____ ENTRIES SHOWN

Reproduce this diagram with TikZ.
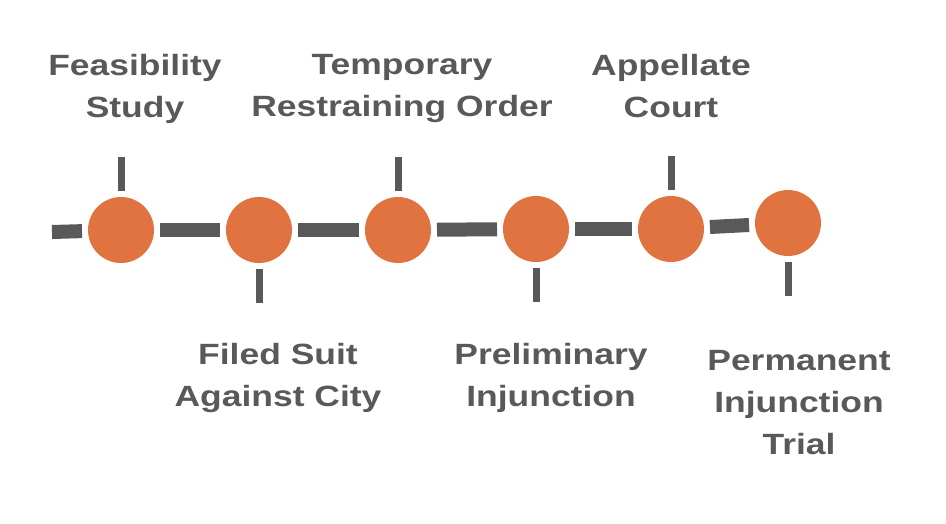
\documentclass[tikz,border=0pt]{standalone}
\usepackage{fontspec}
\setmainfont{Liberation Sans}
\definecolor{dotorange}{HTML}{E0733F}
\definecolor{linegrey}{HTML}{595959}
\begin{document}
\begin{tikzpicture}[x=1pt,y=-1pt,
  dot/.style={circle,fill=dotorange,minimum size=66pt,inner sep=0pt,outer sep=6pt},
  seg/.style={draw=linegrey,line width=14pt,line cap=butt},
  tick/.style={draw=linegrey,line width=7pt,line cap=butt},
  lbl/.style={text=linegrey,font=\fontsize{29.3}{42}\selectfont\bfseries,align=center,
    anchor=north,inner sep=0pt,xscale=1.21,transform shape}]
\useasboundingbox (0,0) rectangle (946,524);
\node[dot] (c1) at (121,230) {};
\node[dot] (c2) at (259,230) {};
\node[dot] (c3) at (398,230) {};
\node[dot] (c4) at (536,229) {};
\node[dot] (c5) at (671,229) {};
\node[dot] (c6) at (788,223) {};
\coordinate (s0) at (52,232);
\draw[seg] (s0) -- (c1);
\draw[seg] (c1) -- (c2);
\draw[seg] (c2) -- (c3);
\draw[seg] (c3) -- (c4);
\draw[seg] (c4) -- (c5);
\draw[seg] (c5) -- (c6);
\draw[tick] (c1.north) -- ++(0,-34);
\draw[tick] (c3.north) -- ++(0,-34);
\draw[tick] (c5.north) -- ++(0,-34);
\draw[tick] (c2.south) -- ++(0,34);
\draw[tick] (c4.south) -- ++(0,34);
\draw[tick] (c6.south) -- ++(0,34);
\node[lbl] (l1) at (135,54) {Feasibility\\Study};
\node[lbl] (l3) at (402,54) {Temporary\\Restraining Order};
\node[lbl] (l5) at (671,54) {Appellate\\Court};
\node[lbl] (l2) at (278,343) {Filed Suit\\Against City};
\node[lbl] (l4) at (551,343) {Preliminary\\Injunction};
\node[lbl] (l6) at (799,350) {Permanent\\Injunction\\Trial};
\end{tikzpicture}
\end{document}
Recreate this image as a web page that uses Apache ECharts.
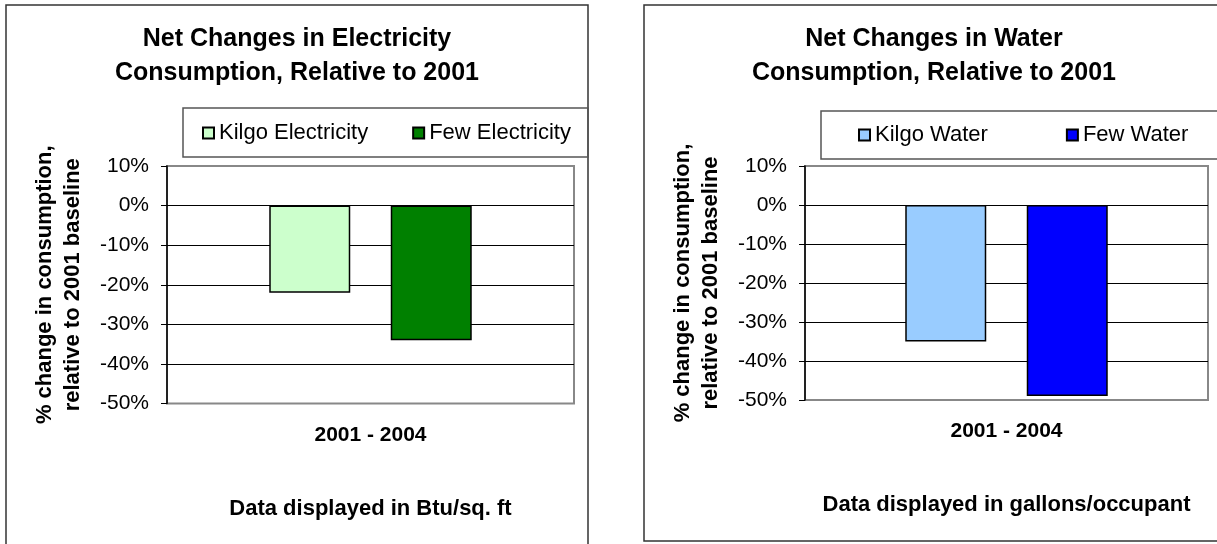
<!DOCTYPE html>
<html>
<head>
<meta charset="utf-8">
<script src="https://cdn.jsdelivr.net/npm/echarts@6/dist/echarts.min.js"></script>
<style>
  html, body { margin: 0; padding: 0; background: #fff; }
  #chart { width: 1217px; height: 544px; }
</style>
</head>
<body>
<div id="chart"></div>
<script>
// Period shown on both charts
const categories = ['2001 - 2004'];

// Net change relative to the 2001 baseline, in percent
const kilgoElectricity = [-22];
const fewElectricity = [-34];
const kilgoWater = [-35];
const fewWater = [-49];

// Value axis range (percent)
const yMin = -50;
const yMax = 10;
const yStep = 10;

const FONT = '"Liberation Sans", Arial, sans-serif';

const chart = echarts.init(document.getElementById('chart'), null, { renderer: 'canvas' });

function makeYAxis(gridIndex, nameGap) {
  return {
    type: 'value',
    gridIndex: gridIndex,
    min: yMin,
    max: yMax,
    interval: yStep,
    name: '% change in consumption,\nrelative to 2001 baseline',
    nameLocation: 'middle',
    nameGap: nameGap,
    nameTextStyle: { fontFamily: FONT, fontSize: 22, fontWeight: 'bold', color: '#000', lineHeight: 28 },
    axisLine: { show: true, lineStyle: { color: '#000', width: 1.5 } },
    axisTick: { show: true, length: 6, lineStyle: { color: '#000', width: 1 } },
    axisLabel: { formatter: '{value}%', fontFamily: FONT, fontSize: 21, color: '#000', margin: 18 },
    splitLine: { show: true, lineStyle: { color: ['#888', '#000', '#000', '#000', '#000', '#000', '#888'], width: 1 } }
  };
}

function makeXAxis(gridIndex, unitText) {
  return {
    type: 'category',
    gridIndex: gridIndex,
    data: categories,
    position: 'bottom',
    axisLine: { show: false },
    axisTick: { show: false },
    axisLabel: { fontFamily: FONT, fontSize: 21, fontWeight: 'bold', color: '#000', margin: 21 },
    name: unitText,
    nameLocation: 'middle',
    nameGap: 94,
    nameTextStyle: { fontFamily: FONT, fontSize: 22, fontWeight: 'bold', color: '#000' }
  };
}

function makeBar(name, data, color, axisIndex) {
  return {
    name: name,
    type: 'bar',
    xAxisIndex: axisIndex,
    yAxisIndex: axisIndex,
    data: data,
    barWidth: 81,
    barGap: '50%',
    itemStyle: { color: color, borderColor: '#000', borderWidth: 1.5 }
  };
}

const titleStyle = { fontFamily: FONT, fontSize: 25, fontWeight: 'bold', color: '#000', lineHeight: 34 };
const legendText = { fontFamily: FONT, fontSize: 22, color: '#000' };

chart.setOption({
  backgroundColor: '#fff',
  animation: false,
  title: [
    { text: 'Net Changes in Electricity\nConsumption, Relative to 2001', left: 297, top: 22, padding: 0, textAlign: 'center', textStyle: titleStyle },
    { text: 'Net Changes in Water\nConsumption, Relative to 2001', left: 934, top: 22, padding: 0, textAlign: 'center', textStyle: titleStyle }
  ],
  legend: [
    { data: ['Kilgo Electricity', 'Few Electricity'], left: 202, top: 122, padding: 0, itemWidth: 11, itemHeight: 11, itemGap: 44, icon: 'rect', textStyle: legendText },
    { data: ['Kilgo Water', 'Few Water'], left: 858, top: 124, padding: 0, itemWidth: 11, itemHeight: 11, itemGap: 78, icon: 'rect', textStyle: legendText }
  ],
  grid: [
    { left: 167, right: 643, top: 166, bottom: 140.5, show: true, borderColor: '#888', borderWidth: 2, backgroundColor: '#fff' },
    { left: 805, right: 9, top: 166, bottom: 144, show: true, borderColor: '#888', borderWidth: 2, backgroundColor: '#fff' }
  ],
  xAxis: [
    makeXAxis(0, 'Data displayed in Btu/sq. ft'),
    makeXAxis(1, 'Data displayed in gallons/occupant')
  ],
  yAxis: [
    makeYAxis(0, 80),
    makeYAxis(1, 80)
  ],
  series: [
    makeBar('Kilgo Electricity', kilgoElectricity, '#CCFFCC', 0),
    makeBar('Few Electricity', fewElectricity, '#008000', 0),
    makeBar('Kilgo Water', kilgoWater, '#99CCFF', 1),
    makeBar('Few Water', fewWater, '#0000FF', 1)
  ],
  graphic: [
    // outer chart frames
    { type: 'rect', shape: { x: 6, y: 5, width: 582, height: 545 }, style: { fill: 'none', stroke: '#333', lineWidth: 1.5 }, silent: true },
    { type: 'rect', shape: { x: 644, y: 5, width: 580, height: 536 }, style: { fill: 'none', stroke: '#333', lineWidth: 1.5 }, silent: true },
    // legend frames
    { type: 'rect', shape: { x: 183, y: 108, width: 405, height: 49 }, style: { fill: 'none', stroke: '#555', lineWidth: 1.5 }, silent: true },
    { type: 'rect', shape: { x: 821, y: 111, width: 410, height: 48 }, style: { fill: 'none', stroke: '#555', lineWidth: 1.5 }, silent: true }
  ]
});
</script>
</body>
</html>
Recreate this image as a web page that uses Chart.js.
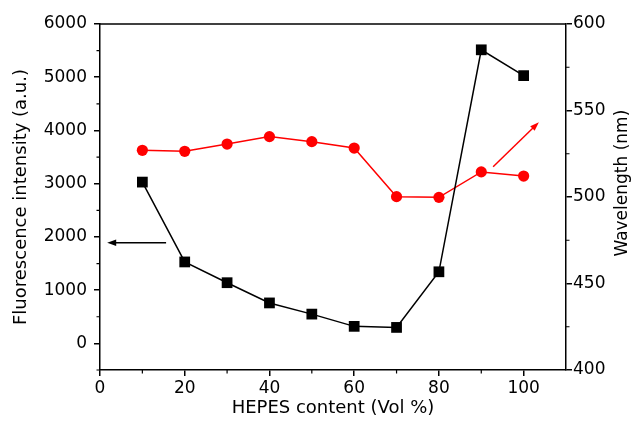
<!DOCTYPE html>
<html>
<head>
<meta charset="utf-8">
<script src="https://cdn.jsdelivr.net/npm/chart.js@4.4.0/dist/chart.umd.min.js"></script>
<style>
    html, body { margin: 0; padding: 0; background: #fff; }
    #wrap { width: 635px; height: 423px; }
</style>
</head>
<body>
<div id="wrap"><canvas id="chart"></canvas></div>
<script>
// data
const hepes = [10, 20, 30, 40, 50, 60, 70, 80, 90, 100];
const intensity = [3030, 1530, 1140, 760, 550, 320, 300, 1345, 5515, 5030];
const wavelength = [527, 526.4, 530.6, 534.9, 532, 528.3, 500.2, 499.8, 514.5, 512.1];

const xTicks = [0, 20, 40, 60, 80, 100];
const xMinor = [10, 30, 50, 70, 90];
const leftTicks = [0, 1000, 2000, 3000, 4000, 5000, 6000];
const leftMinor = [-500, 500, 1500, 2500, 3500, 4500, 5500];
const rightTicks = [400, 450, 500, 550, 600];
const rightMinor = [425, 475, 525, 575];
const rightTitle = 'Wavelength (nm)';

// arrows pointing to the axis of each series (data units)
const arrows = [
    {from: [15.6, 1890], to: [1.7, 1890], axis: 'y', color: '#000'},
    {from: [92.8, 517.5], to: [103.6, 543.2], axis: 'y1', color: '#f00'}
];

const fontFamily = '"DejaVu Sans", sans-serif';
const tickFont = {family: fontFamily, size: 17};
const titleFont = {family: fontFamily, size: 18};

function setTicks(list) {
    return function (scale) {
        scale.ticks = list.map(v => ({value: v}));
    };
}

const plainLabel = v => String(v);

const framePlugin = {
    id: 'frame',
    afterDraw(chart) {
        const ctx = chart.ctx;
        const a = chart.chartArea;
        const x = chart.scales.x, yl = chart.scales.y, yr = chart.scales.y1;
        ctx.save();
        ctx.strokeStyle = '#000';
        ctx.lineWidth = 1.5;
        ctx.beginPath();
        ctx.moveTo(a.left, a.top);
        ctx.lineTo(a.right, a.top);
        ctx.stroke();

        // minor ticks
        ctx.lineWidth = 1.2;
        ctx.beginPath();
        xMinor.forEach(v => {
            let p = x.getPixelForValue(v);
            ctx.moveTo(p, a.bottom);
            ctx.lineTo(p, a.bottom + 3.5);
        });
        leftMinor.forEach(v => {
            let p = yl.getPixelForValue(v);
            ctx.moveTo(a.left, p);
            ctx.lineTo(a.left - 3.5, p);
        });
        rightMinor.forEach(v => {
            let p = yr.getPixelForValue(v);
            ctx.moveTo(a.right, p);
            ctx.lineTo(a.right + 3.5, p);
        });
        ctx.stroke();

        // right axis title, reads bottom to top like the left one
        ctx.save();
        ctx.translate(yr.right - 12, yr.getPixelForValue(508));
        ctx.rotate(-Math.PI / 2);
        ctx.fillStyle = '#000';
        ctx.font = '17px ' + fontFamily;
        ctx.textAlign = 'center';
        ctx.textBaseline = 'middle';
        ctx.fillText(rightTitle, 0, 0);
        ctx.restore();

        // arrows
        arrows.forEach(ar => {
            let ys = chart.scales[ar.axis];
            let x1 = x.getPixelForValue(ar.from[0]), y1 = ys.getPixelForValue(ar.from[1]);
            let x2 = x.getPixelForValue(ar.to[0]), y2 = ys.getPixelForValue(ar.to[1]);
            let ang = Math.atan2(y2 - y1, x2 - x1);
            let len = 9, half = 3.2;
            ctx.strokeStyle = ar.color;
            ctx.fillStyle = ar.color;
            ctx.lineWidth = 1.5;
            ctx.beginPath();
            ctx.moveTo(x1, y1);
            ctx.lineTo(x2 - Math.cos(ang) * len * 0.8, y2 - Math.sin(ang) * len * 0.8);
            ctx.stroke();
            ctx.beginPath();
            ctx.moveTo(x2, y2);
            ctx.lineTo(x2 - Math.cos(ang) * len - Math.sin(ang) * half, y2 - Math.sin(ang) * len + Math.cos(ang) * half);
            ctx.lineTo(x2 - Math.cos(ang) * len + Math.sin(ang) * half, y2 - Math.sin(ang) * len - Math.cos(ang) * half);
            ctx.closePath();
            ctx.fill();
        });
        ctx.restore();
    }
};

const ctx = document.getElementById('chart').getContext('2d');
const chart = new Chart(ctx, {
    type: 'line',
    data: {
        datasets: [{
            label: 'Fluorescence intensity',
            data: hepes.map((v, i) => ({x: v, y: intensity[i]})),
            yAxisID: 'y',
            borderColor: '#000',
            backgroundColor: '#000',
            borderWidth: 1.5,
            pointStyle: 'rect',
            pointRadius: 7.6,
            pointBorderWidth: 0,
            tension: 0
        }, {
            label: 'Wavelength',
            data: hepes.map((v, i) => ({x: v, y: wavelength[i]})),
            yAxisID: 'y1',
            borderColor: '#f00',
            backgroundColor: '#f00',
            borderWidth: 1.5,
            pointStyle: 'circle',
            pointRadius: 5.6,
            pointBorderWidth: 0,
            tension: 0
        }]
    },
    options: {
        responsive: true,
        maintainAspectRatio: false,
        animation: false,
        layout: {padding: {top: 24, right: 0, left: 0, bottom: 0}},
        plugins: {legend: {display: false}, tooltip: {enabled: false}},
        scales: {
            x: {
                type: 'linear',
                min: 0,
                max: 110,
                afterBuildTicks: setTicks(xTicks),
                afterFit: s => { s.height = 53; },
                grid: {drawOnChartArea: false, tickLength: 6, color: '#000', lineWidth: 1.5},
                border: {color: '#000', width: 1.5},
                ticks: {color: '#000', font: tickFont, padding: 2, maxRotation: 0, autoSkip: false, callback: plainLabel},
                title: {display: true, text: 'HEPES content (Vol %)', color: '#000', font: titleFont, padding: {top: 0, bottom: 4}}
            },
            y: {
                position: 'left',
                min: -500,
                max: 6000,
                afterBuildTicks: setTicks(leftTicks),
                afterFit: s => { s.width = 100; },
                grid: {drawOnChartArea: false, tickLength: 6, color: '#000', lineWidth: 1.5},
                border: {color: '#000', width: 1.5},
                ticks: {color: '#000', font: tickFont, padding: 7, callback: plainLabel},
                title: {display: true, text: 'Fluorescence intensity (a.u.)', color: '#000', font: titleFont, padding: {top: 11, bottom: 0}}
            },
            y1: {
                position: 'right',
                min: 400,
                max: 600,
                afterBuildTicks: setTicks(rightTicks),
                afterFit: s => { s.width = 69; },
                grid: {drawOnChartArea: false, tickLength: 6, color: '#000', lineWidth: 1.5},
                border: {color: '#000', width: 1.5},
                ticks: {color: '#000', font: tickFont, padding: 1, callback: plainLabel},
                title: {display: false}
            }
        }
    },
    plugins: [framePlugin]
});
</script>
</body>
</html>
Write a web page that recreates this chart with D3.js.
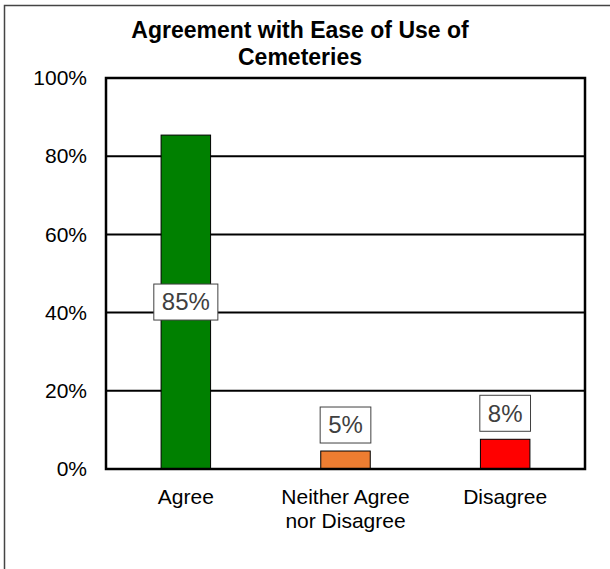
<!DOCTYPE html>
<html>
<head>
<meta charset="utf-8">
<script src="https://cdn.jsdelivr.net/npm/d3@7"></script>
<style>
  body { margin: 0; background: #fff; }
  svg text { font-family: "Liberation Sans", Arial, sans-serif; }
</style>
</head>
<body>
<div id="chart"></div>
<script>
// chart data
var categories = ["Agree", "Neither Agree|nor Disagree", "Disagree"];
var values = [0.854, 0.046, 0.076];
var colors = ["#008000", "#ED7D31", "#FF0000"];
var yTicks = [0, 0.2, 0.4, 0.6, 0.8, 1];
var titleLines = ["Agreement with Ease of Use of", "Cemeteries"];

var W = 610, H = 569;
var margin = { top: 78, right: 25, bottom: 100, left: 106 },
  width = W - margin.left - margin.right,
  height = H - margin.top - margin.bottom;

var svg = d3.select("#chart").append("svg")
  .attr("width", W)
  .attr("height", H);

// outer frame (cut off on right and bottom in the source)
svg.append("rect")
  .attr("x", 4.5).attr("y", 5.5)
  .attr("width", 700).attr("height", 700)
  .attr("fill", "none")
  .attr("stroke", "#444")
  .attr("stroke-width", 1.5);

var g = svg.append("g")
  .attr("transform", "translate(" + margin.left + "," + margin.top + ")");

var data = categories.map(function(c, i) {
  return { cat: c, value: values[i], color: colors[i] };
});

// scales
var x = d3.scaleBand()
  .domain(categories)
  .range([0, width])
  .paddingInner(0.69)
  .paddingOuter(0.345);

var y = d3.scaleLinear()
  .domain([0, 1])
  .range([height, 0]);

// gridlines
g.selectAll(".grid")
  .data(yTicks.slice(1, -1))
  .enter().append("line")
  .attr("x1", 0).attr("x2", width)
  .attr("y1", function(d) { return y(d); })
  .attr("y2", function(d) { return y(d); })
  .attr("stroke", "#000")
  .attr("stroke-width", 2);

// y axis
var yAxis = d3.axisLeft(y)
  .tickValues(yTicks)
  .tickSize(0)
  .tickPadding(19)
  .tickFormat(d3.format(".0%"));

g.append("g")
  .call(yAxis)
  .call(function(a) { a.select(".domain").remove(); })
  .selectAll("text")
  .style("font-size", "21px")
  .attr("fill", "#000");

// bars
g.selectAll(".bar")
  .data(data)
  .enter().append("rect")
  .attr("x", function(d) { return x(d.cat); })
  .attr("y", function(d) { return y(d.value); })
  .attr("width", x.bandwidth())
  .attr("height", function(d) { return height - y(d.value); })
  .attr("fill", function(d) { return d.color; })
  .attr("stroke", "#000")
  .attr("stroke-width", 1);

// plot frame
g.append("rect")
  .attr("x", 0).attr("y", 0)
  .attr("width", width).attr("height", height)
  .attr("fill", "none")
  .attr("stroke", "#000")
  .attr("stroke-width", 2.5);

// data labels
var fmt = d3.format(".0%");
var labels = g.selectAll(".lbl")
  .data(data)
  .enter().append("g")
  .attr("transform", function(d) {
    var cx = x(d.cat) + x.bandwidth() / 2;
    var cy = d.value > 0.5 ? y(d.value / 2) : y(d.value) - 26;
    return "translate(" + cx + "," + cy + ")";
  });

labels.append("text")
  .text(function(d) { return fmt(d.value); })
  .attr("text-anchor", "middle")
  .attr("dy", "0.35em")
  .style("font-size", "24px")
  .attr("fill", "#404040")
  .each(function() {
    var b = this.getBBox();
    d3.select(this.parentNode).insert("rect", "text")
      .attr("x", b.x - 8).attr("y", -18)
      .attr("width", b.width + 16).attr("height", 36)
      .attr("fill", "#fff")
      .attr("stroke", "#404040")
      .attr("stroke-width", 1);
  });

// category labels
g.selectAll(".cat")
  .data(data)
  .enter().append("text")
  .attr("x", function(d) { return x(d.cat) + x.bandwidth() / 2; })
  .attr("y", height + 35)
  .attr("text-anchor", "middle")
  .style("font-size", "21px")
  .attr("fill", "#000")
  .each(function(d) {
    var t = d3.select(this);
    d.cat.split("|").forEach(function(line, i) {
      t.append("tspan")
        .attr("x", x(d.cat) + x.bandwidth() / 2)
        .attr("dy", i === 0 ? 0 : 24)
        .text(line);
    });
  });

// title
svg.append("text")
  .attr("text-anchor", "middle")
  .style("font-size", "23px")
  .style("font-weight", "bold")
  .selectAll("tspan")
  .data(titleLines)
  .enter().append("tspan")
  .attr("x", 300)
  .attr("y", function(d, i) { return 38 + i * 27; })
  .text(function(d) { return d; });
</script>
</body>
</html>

________

Above are the records; copy exactly the lines from the one with "Write a web" through the one with "with Ease of", including both, and nothing more. Leave out pictures.

Write a web page that recreates this chart with D3.js.
<!DOCTYPE html>
<html>
<head>
<meta charset="utf-8">
<script src="https://cdn.jsdelivr.net/npm/d3@7"></script>
<style>
  body { margin: 0; background: #fff; }
  svg text { font-family: "Liberation Sans", Arial, sans-serif; }
</style>
</head>
<body>
<div id="chart"></div>
<script>
// chart data
var categories = ["Agree", "Neither Agree|nor Disagree", "Disagree"];
var values = [0.854, 0.046, 0.076];
var colors = ["#008000", "#ED7D31", "#FF0000"];
var yTicks = [0, 0.2, 0.4, 0.6, 0.8, 1];
var titleLines = ["Agreement with Ease of Use of", "Cemeteries"];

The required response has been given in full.